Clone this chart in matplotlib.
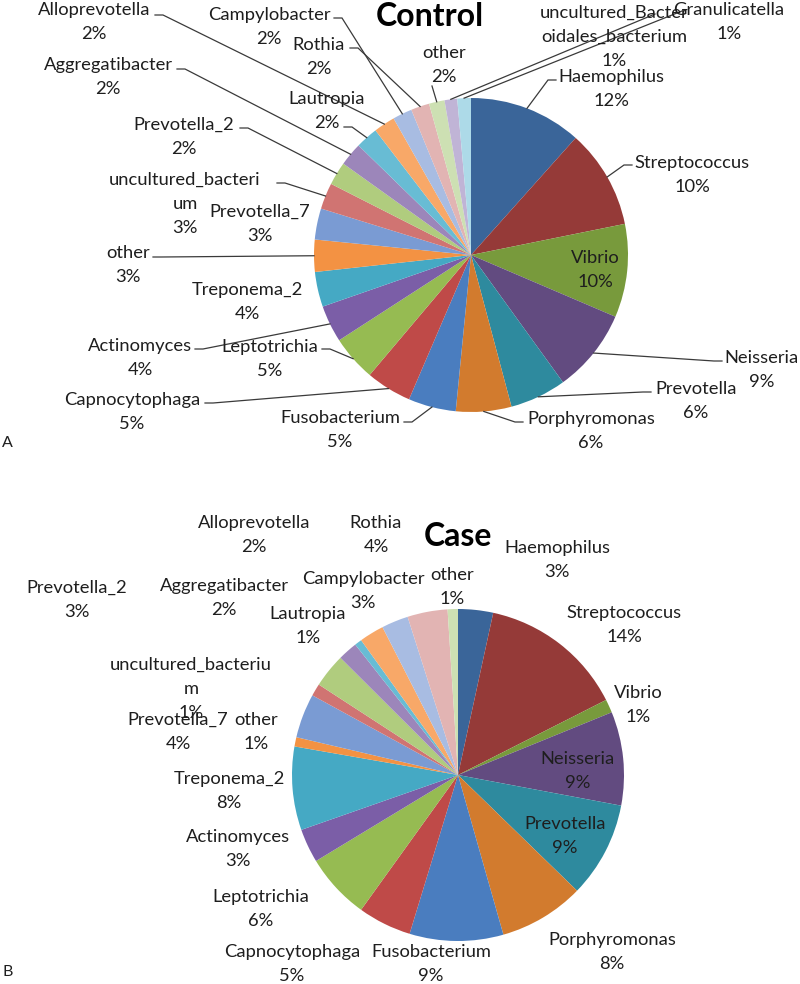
import numpy as np
import matplotlib
matplotlib.use('Agg')
import matplotlib.pyplot as plt

W, H = 800, 984

# slice shares (percent of total)
control_labels = ['Haemophilus', 'Streptococcus', 'Vibrio', 'Neisseria', 'Prevotella',
                  'Porphyromonas', 'Fusobacterium', 'Capnocytophaga', 'Leptotrichia',
                  'Actinomyces', 'Treponema_2', 'other', 'Prevotella_7',
                  'uncultured_bacteri\num', 'Prevotella_2', 'Aggregatibacter', 'Lautropia',
                  'Alloprevotella', 'Campylobacter', 'Rothia', 'other',
                  'uncultured_Bacter\noidales_bacterium', 'Granulicatella']
control_values = [11.6, 10.2, 9.6, 8.6, 5.8, 5.7, 4.9, 4.7, 4.7, 3.8, 3.6, 3.3, 3.2,
                  2.7, 2.4, 2.4, 2.3, 2.2, 2.0, 1.9, 1.6, 1.3, 1.4]

case_labels = ['Haemophilus', 'Streptococcus', 'Vibrio', 'Neisseria', 'Prevotella',
               'Porphyromonas', 'Fusobacterium', 'Capnocytophaga', 'Leptotrichia',
               'Actinomyces', 'Treponema_2', 'other', 'Prevotella_7',
               'uncultured_bacteriu\nm', 'Prevotella_2', 'Aggregatibacter', 'Lautropia',
               'Alloprevotella', 'Campylobacter', 'Rothia', 'other']
case_values = [3.4, 14.1, 1.3, 9.1, 9.3, 8.3, 9.1, 5.2, 6.4, 3.3, 8.1, 0.9, 4.3,
               1.2, 3.3, 1.9, 0.7, 2.4, 2.6, 3.9, 1.0]

colors = ['#3a6599', '#953a38', '#789a3c', '#624b80', '#2e8a9e', '#d27b2e',
          '#4a7dbf', '#bf4a48', '#96bb52', '#7b5ea7', '#45a9c4', '#f39243',
          '#7a9bd3', '#d07472', '#b0cc7e', '#9c86ba', '#68bcd4', '#f8a868',
          '#a8bce2', '#e2b4b3', '#cde0b3', '#c0b4d6', '#addae8']

# layout in pixels, measured from the top left corner
control_center = (471, 255)
control_radius = 157
case_center = (458, 775)
case_radius = 166

control_text_pos = [(611, 77), (692, 163), (595, 258), (762, 358), (696, 389),
                    (591, 419), (340, 418), (132, 400), (270, 347), (140, 346),
                    (247, 290), (128, 253), (260, 212), (185, 180), (184, 125),
                    (108, 65), (327, 99), (94, 10), (269, 15), (319, 45),
                    (444, 53), (614, 13), (729, 10)]
# leader line start (x, y, elbow length); None = no line
control_leader = [(556, 80, -8), (632, 165, -8), None, (722, 361, -8), (651, 392, -8),
                  (523, 422, -8), (404, 422, 8), (205, 403, 8), (322, 349, 8),
                  (195, 349, 8), None, (153, 257, 8), None, (277, 183, 8),
                  (240, 128, 8), (177, 69, 8), (344, 127, 8), (155, 15, 8),
                  (334, 18, 8), (350, 48, 8), (432, 86, 0), (655, 14, 0),
                  (682, 11, 0)]

case_text_pos = [(557, 548), (624, 613), (638, 693), (578, 759), (565, 824),
                 (612, 940), (431, 952), (292, 952), (261, 897), (238, 837),
                 (229, 779), (256, 720), (178, 720), (191, 665), (77, 588),
                 (224, 586), (308, 614), (254, 523), (363, 579), (376, 523),
                 (452, 575)]

FONT = 'Lato'
FS = 13.2
LINE_GAP = 24
TXT = '#1e1e1e'


def px(x, y):
    return x, H - y


def draw_pie(ax, values, labels, center, radius, text_pos, leaders=None):
    cx, cy = px(*center)
    wedges, _ = ax.pie(values, colors=colors[:len(values)], startangle=90,
                       counterclock=False, center=(cx, cy), radius=radius,
                       wedgeprops={'linewidth': 0})
    total = float(sum(values))
    for i, (w, lab) in enumerate(zip(wedges, labels)):
        lines = lab.split('\n') + ['{:.0f}%'.format(100 * values[i] / total)]
        x0, y0 = text_pos[i]
        for k, s in enumerate(lines):
            ax.text(*px(x0, y0 + k * LINE_GAP), s, ha='center', va='center',
                    fontsize=FS, family=FONT, color=TXT)
        if leaders is not None and leaders[i] is not None:
            lx, ly, elbow = leaders[i]
            mid = np.deg2rad((w.theta1 + w.theta2) / 2)
            ex = cx + radius * np.cos(mid)
            ey = cy + radius * np.sin(mid)
            sx, sy = px(lx, ly)
            ax.plot([sx, sx + elbow, ex], [sy, sy, ey], color='#3a3a3a', lw=0.9,
                    solid_joinstyle='miter')


fig = plt.figure(figsize=(W / 100, H / 100), dpi=100)
ax = fig.add_axes([0, 0, 1, 1])

draw_pie(ax, control_values, control_labels, control_center, control_radius,
         control_text_pos, control_leader)
draw_pie(ax, case_values, case_labels, case_center, case_radius, case_text_pos)

ax.text(*px(430, 16), 'Control', ha='center', va='center', fontsize=23,
        fontweight='bold', family=FONT, color='black')
ax.text(*px(458, 537), 'Case', ha='center', va='center', fontsize=23,
        fontweight='bold', family=FONT, color='black')
ax.text(*px(7, 443), 'A', ha='center', va='center', fontsize=11.5, family=FONT, color=TXT)
ax.text(*px(8, 972), 'B', ha='center', va='center', fontsize=11.5, family=FONT, color=TXT)

ax.set_xlim(0, W)
ax.set_ylim(0, H)
ax.set_aspect('auto')
ax.axis('off')

plt.savefig('out.png', dpi=100)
####
Without the pictures, please reproduce each line of the listing above exactly, from the first one through the line bearing "W, H = 800, 984".

**CORRECT OUTPUT**
Clone this chart in matplotlib.
import numpy as np
import matplotlib
matplotlib.use('Agg')
import matplotlib.pyplot as plt

W, H = 800, 984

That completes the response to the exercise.